Allein die Bilanzsumme der Deutschen Bank entspricht rund 80 Prozent des deutschen Sozialprodukts, und bei kleineren Ländern sehen die Relationen noch ganz anders aus; so entsprechen zum Beispiel die Bilanzsummen der beiden größten Schweizer Banken dem Siebenfachen des eidgenössischen Bruttoinlandsprodukts. Auch "der Staat" als Retter ist angesichts solcher Horrorzahlen hoffnungslos überfordert. Island, obwohl ein fast staatsschuldenfreies Land, hat es bereits vorgeführt.

Schuldige am derzeit (und noch lange) ablaufenden Drama sind von den politischen Zampanos und den Medien schnell gefunden. Es sind die Gier, die mangelnde Staatsaufsicht, der Herdentrieb, die Maßlosigkeit, das Spekulantentum, die "verlorene Bodenhaftung", der Illusionismus etc., kurz: der Neoliberalismus und der Kapitalismus, natürlich angereichert mit den Beiwörtern Turbo und Raubtier. Das ewig alte Lied. In Wahrheit sind die negativen oder fragwürdigen Eigenschaften der Menschen in allen Ordnungen und Systemen virulent, am wenigsten aber im Kapitalismus - im echten Kapitalismus, weil dort ein jeder für seine Handlungen haftet und Fehler mit seinem eigenen Geld bezahlt.
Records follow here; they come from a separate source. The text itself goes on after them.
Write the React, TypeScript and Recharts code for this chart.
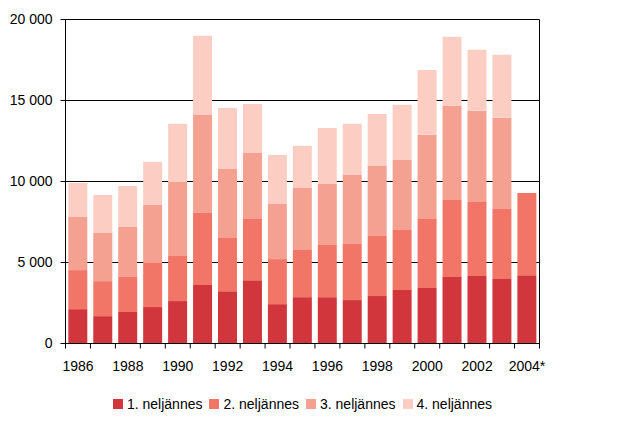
import React from 'react';
import { BarChart, Bar, XAxis, YAxis, CartesianGrid, Legend } from 'recharts';

const years = ['1986', '1987', '1988', '1989', '1990', '1991', '1992', '1993', '1994', '1995', '1996', '1997', '1998', '1999', '2000', '2001', '2002', '2003', '2004*'];
const q1 = [2120, 1690, 1940, 2250, 2620, 3610, 3230, 3910, 2430, 2860, 2860, 2680, 2930, 3300, 3420, 4100, 4160, 3980, 4220];
const q2 = [2410, 2160, 2160, 2720, 2780, 4450, 3280, 3770, 2780, 2910, 3220, 3460, 3700, 3700, 4260, 4760, 4570, 4320, 5070];
const q3 = [3280, 2970, 3090, 3580, 4570, 6050, 4260, 4080, 3400, 3830, 3770, 4260, 4330, 4330, 5200, 5810, 5630, 5630, null];
const q4 = [2100, 2350, 2530, 2660, 3590, 4880, 3770, 3030, 3030, 2600, 3460, 3160, 3210, 3400, 4010, 4260, 3770, 3890, null];
const seriesNames = ['1. neljännes', '2. neljännes', '3. neljännes', '4. neljännes'];
const yTicks = [0, 5000, 10000, 15000, 20000];

const colors = ['#D0363B', '#F27667', '#F5A191', '#FCCEC3'];
const FONT = '"Liberation Sans", Arial, sans-serif';
const X_TICK_SIZE = 5;
const X_TICK_MARGIN = 12.5;
const X_MARK_LEN = 5;

const data = years.map((y, i) => ({ year: y, q1: q1[i], q2: q2[i], q3: q3[i], q4: q4[i] }));

const fmt = (v: number) => String(v).replace(/\B(?=(\d{3})+(?!\d))/g, ' ');

const XTick = (props: any) => {
  const { x, y, payload, index, width, visibleTicksCount } = props;
  const half = payload && typeof payload.offset === 'number' && payload.offset > 0
    ? payload.offset
    : width / (visibleTicksCount || years.length) / 2;
  const axisY = y - X_TICK_SIZE - X_TICK_MARGIN;
  const isLast = index === years.length - 1;
  return (
    <g>
      <line x1={x - half} x2={x - half} y1={axisY} y2={axisY + X_MARK_LEN} stroke="#000" />
      {isLast && <line x1={x + half} x2={x + half} y1={axisY} y2={axisY + X_MARK_LEN} stroke="#000" />}
      {index % 2 === 0 && (
        <text x={x} y={y} dy="0.71em" textAnchor="middle" fontSize={14} fill="#000" fontFamily={FONT}>
          {payload.value}
        </text>
      )}
    </g>
  );
};

const renderLegend = (props: any) => {
  const payload = props.payload || [];
  return (
    <div style={{ display: 'flex', justifyContent: 'center', fontFamily: FONT, fontSize: 14, lineHeight: '16px', color: '#000' }}>
      {payload.map((e: any, i: number) => (
        <div key={i} style={{ display: 'flex', alignItems: 'center', marginRight: i < payload.length - 1 ? 7 : 0 }}>
          <span style={{ display: 'inline-block', width: 10, height: 10, background: e.color, marginRight: 4 }} />
          <span style={{ whiteSpace: 'nowrap' }}>{e.value}</span>
        </div>
      ))}
    </div>
  );
};

export default function App() {
  const tickStyle = { fontSize: 14, fill: '#000', fontFamily: FONT };
  return (
    <div style={{ position: 'absolute', left: 0, top: 0, width: 636, height: 423, background: '#fff' }}>
      <BarChart
        width={636}
        height={423}
        data={data}
        margin={{ top: 19.5, right: 95.5, left: 0, bottom: 49.5 }}
        barCategoryGap="11.3%"
        style={{ fontFamily: FONT }}
      >
        <CartesianGrid horizontal vertical={false} stroke="#000" />
        <XAxis
          dataKey="year"
          type="category"
          height={30}
          interval={0}
          stroke="#000"
          axisLine
          tickLine={false}
          tickSize={X_TICK_SIZE}
          tickMargin={X_TICK_MARGIN}
          tick={<XTick />}
        />
        <YAxis
          width={65.5}
          domain={[0, 20000]}
          ticks={yTicks}
          tickFormatter={fmt}
          stroke="#000"
          axisLine
          tickLine
          tickSize={5}
          tickMargin={8}
          tick={tickStyle}
          interval={0}
        />
        <YAxis
          yAxisId="right"
          orientation="right"
          width={1}
          domain={[0, 20000]}
          allowDataOverflow
          tick={false}
          tickLine={false}
          stroke="#000"
          axisLine
        />
        <Bar dataKey="q1" name={seriesNames[0]} stackId="a" fill={colors[0]} isAnimationActive={false} />
        <Bar dataKey="q2" name={seriesNames[1]} stackId="a" fill={colors[1]} isAnimationActive={false} />
        <Bar dataKey="q3" name={seriesNames[2]} stackId="a" fill={colors[2]} isAnimationActive={false} />
        <Bar dataKey="q4" name={seriesNames[3]} stackId="a" fill={colors[3]} isAnimationActive={false} />
        <Legend
          layout="horizontal"
          verticalAlign="middle"
          align="center"
          content={renderLegend}
          wrapperStyle={{ top: 396, left: 65.5, width: 474, height: 16 }}
        />
      </BarChart>
    </div>
  );
}
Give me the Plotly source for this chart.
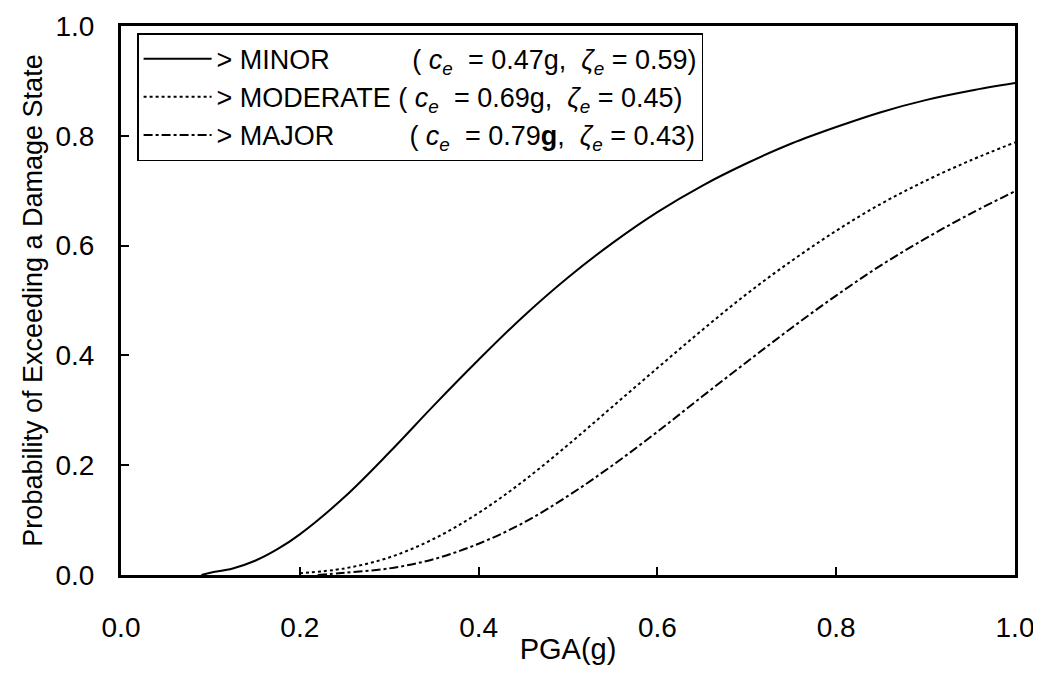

Aber wir haben keinen Kapitalismus, nirgendwo auf der Welt. Denn zum Kapitalismus gehört unabdingbar kapitalistisches Geld, also Marktgeld (jahrhundertelang das Gold) statt staatsmonopolistischem Scheingeld. Und zum Kapitalismus oder der Marktwirtschaft gehört unabdingbar der freie, natürliche Zins - und nicht der zentralplanwirtschaftlich manipulierte Zins der Zentralbanken. Den wichtigsten Preis einer Volkswirtschaft, den Zins als den Preis des Geldes, zentralplanerisch vorzuschreiben und beliebig hoch und runter zu setzen, ist sozialistischer Wahnwitz, der den Markt sukzessive entarten lässt und letztlich erwürgt und zerstört. Was "versagt" und zur aktuellen Krise geführt hat, ist nicht der Kapitalismus, sondern - wieder einmal - der Sozialismus. Der Markt hingegen funktioniert hervorragend. Er leitet die heiße Luft der Kreditgeldstürme zuerst in Blasen, und wenn diese zu groß geworden sind, lässt er sie platzen und vernichtet den Scheinreichtum schneller als er entstanden ist.

Das substanzlose, beliebig vermehrbare Papiergeld und die nur mit dieser Falschgeld-Schmiere laufenden Turbo-Kreditmaschinen der Zentralbanken (allen voran die Greenspan-Düsen), des Teilreserven-Bankensystems und der Staatsausgaben haben dazu geführt, dass die Geldmenge in den USA (aber auch in anderen Industrienationen) in den letzten 15 Jahren doppelt so schnell gestiegen ist wie das Sozialprodukt, die Staatsverschuldung sogar dreimal so schnell. Ob man es wahrhaben will oder nicht: Die USA und die übrigen Industriestaaten sind pleite, und das auf dem Dollar basierende Weltfinanzsystem wird uns alsbald um die Ohren fliegen. Babylon ist am Ende. Game over.

Da die Billionen, die jetzt zur (scheinbaren) Rettung eingesetzt werden, wiederum aus Schulden bestehen, entsprechen die jetzigen Feuerwehreinsätze einem Löschen der Brände mit Benzin. Die Fehler, die zur Zeit der Großen Depression der 30iger Jahre gemacht wurden, werden nun in Magnum-Dimension wiederholt. Schwere und Dauer der Weltwirtschaftskrise wurden damals von der interventionistischen Politik zunächst der Hoover- und dann der Roosevelt-Regierung verursacht. Sie verhinderten mit Kaskaden von "New Deal"-Maßnahmen die Rückanpassung der Preise, der Löhne und der Beschäftigung an eine nicht-inflationäre Wirtschaft. Damit wurde die damals fällige Rezession von vielleicht zwei oder drei Jahren zu einer Weltdepression ausgeweitet, die sich eineinhalb Jahrzehnte hinzog und schließlich in den Zweiten Weltkrieg mündete.